In a story we've been covering since February.... a civil hearing is underway in Madison County to decide who gets custody of the more than six hundred Caboodle Ranch cats.

Six hundred and ninety two cats were seized from the Caboodle Ranch in February following an investigation by PETA. Since then, the cats have been in a shelter in Jacksonville. David Collins represents ranch owner Craig Grant.

"I feel that the facts are on our side, if the law is followed, and uh, we're ready to go. We're eager. We've been waiting on this day," said Collins.

The first witness to take the stand was Dr. Julie Levy who visited the ranch in May and June of 2009 at the request of the Madison County Sheriff's office.

"My initial impression was that there was too many cats for them to be receiving reasonable and proper care."

The judge is also hearing testimony to decide if Nanette Entriken should regain custody of her thirty-nine cats. They were seized from her home on Craig Grant's property two days after the raid.

"Her cats were not roaming outside the home. They were contained inside the home. They were healthy and should never have been taken, in my opinion."
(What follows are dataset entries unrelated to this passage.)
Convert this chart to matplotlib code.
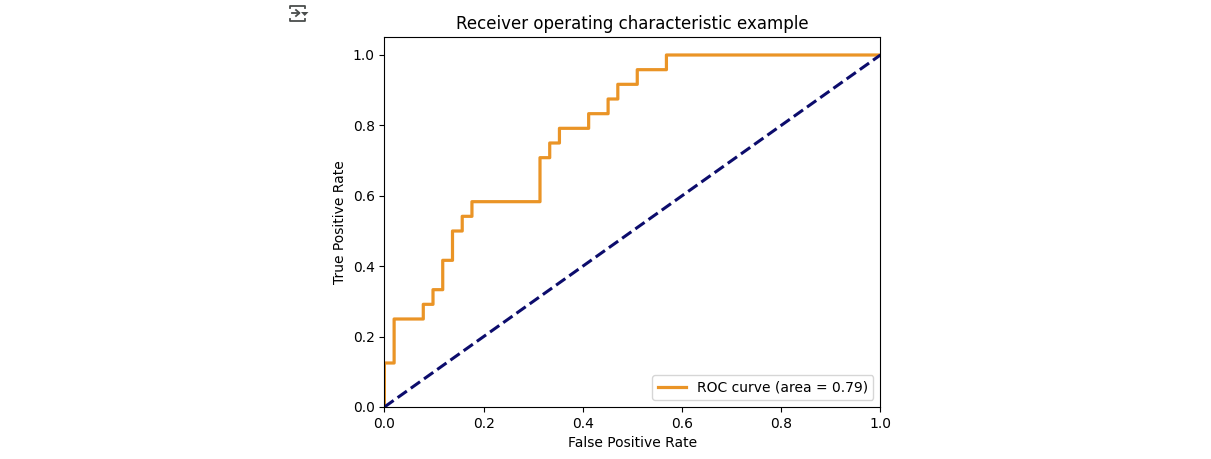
import matplotlib
matplotlib.use("Agg")
import matplotlib.pyplot as plt
from matplotlib.lines import Line2D
from matplotlib.patches import Polygon

fpr = [0, 0, 0.0196, 0.0196, 0.0784, 0.0784, 0.098, 0.098, 0.1176, 0.1176, 0.1373, 0.1373,
       0.1569, 0.1569, 0.1765, 0.1765, 0.3137, 0.3137, 0.3333, 0.3333, 0.3529, 0.3529,
       0.4118, 0.4118, 0.451, 0.451, 0.4706, 0.4706, 0.5098, 0.5098, 0.5686, 0.5686, 1.0]
tpr = [0, 0.125, 0.125, 0.25, 0.25, 0.2917, 0.2917, 0.3333, 0.3333, 0.4167, 0.4167, 0.5,
       0.5, 0.5417, 0.5417, 0.5833, 0.5833, 0.7083, 0.7083, 0.75, 0.75, 0.7917,
       0.7917, 0.8333, 0.8333, 0.875, 0.875, 0.9167, 0.9167, 0.9583, 0.9583, 1.0, 1.0]
chance = [0, 1]
roc_auc = 0.79

W, H = 1211, 459


def add_icon(fig):
    # little output icon in the top left corner, given in pixels
    col = "#4a4d4c"
    paths = [
        ([290, 290, 304.5, 304.5], [7.8, 5.7, 5.7, 7.8]),
        ([290, 290, 304.5, 304.5], [18.5, 20.6, 20.6, 18.5]),
        ([291.5, 299], [13, 13]),
        ([296, 299.5, 296], [10, 13, 16]),
    ]
    for xs, ys in paths:
        fig.add_artist(Line2D([x / W for x in xs], [1 - y / H for y in ys],
                              color=col, lw=1.3, transform=fig.transFigure))
    tri = [(301 / W, 1 - 12 / H), (308.5 / W, 1 - 12 / H), (304.7 / W, 1 - 16 / H)]
    fig.add_artist(Polygon(tri, closed=True, color=col, lw=0, transform=fig.transFigure))


fig = plt.figure(figsize=(W / 100, H / 100), dpi=100)
ax = fig.add_axes([384.4 / W, (H - 407) / H, (880 - 384) / W, (407 - 37.4) / H])

ax.plot(fpr, tpr, color="#ea9426", lw=2.3, snap=False, label="ROC curve (area = %0.2f)" % roc_auc)
ax.plot(chance, chance, color="#0c0c6c", lw=2.2, linestyle="--")
ax.set_xlim([0.0, 1.0])
ax.set_ylim([0.0, 1.05])
ax.set_xlabel("False Positive Rate")
ax.set_ylabel("True Positive Rate")
ax.set_title("Receiver operating characteristic example")
ax.legend(loc="lower right")

add_icon(fig)
fig.savefig("out.png", dpi=100)
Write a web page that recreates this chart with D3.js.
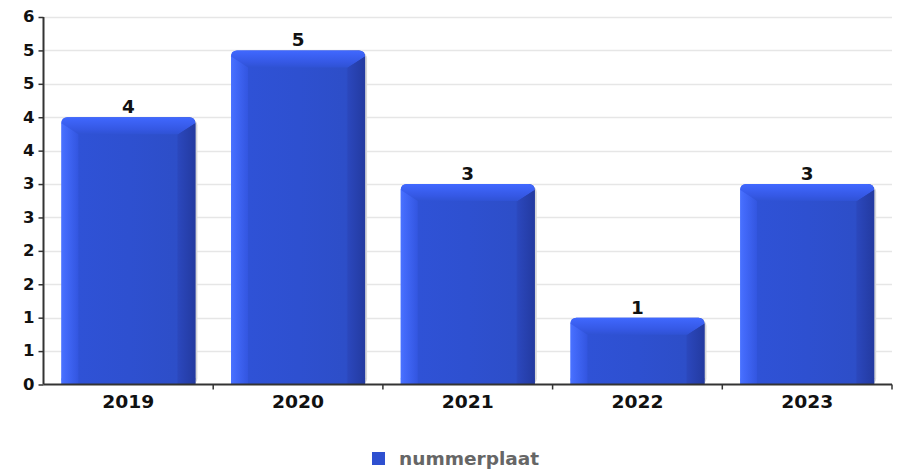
<!DOCTYPE html>
<html><head><meta charset="utf-8">
<script src="https://cdn.jsdelivr.net/npm/d3@7"></script>
<style>body{margin:0;background:#fff}svg{display:block}</style>
</head><body><svg id="c" width="901" height="470"></svg>
<script>
const categories = ["2019","2020","2021","2022","2023"];
const values = [4,5,3,1,3];
const seriesName = "nummerplaat";
const yTicks = [0,0.5,1,1.5,2,2.5,3,3.5,4,4.5,5,5.5];

const svg = d3.select("#c");
const L = 43.5, R = 892, T = 17, B = 384.5;
const x = d3.scaleBand().domain(categories).range([L, R]).padding(0);
const y = d3.scaleLinear().domain([0, 5.5]).range([B, T]);
const font = "'DejaVu Sans', sans-serif";

function stretch(sel, k){
  sel.each(function(){
    const w = this.getComputedTextLength();
    d3.select(this).attr("textLength", w*k).attr("lengthAdjust","spacingAndGlyphs");
  });
}

const defs = svg.append("defs");
const gH = defs.append("linearGradient").attr("id","gh").attr("x1","0").attr("x2","1").attr("y1","0").attr("y2","0");
[[0,"#4a72ff"],[0.03,"#3f66fb"],[0.13,"#2f52d6"],[0.5,"#2e50d0"],[0.86,"#2d4ec8"],[0.88,"#2944b6"],[1,"#23389a"]].forEach(s=>gH.append("stop").attr("offset",s[0]).attr("stop-color",s[1]));
const gT = defs.append("linearGradient").attr("id","gt").attr("x1","0").attr("x2","0").attr("y1","0").attr("y2","1");
[[0,"#4068ff"],[0.7,"#3558e4"],[1,"#2f52d4"]].forEach(s=>gT.append("stop").attr("offset",s[0]).attr("stop-color",s[1]));
const gR = defs.append("linearGradient").attr("id","gr").attr("x1","0").attr("x2","1").attr("y1","0").attr("y2","0");
[[0,"#2b47bc"],[1,"#233aa0"]].forEach(s=>gR.append("stop").attr("offset",s[0]).attr("stop-color",s[1]));
const gL = defs.append("linearGradient").attr("id","gl").attr("x1","0").attr("x2","1").attr("y1","0").attr("y2","0");
[[0,"#4a72ff"],[1,"#3558e6"]].forEach(s=>gL.append("stop").attr("offset",s[0]).attr("stop-color",s[1]));

// gridlines
svg.append("g").selectAll("line").data(yTicks.filter(d=>d>0)).join("line")
  .attr("x1", L+1).attr("x2", R).attr("y1", d=>Math.round(y(d))+0.5).attr("y2", d=>Math.round(y(d))+0.5)
  .attr("stroke","#e6e6e6").attr("stroke-width",1.5);

// bars
const bw = x.bandwidth()*0.79;
const bars = svg.append("g").selectAll("g").data(categories.map((c,i)=>({c, v: values[i]}))).join("g")
  .attr("transform", d=>`translate(${x(d.c)+(x.bandwidth()-bw)/2},0)`);
const bev = 17, rr = 6;
bars.each(function(d){
  const g = d3.select(this);
  const top = y(d.v), h = B - top;
  g.append("rect").attr("x",2).attr("y",top+2).attr("width",bw).attr("height",h-2).attr("rx",rr).attr("fill","#d8d8d8");
  g.append("rect").attr("x",0).attr("y",top).attr("width",bw).attr("height",h).attr("rx",rr).attr("fill","url(#gh)");
  g.append("rect").attr("x",0).attr("y",top+h-rr).attr("width",bw).attr("height",rr).attr("fill","url(#gh)");
  g.append("path").attr("d",`M${rr},${top} L${bw-rr},${top} Q${bw},${top} ${bw},${top+rr} L${bw-bev},${top+bev} L${bev},${top+bev} L0,${top+rr} Q0,${top} ${rr},${top} Z`).attr("fill","url(#gt)");
  g.append("path").attr("d",`M0,${top+rr} L${bev},${top+bev} L${bev},${B} L0,${B} Z`).attr("fill","url(#gl)").attr("opacity",0.6);
  g.append("path").attr("d",`M${bw},${top+rr} L${bw-bev},${top+bev} L${bw-bev},${B} L${bw},${B} Z`).attr("fill","url(#gr)");
  g.append("text").attr("class","vlab").attr("x",bw/2).attr("y",top-4).attr("text-anchor","middle")
   .attr("font-family",font).attr("font-weight","bold").attr("font-size",17).attr("fill","#111").text(d.v);
});
stretch(svg.selectAll(".vlab"), 1.08);

// axes
const yAxis = d3.axisLeft(y).tickValues(yTicks).tickSize(5).tickFormat(d=>Math.floor(d+0.5));
const ya = svg.append("g").attr("transform",`translate(${L},0)`).call(yAxis);
ya.select(".domain").attr("stroke","#333").attr("stroke-width",2).attr("d",`M0,${T}V${B}`);
ya.selectAll(".tick line").attr("stroke","#333").attr("stroke-width",1.5);
ya.selectAll("text").attr("font-family",font).attr("font-weight","bold").attr("font-size",15).attr("fill","#111").attr("dx","-1");
stretch(ya.selectAll("text"), 1.1);

const xAxis = d3.axisBottom(x).tickSize(0);
const xa = svg.append("g").attr("transform",`translate(0,${B})`).call(xAxis);
xa.select(".domain").attr("stroke","#333").attr("stroke-width",2).attr("d",`M${L},0H${R}`);
xa.selectAll("text").attr("font-family",font).attr("font-weight","bold").attr("font-size",17).attr("fill","#111").attr("y",23.5).attr("dy",null);
stretch(xa.selectAll("text"), 1.1);
svg.append("g").selectAll("line").data(categories.slice(1).concat(["__end"])).join("line")
  .attr("x1", d=> d==="__end" ? R : x(d)).attr("x2", d=> d==="__end" ? R : x(d))
  .attr("y1", B).attr("y2", B+5).attr("stroke","#333").attr("stroke-width",1.5);

// legend
const lg = svg.append("g").attr("transform","translate(372,452)");
lg.append("rect").attr("width",13).attr("height",13).attr("fill","#2e50d0");
const lt = lg.append("text").attr("x",27).attr("y",13).attr("font-family",font).attr("font-weight","bold").attr("font-size",17).attr("fill","#666").text(seriesName);
stretch(lt, 1.09);
</script></body></html>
Both Grant and Entriken were allowed to see their cats at the shelter in Jacksonville this week.

"They would not let me touch them. I could not open the cage to hold them. Um, they were standing by like guards, like I was a criminal,"
said Entriken.

The trial will resume Friday morning. Both sides hope to have a decision by early next week.

Grant faces animal cruelty charges in the case. A criminal trial date has not yet been scheduled.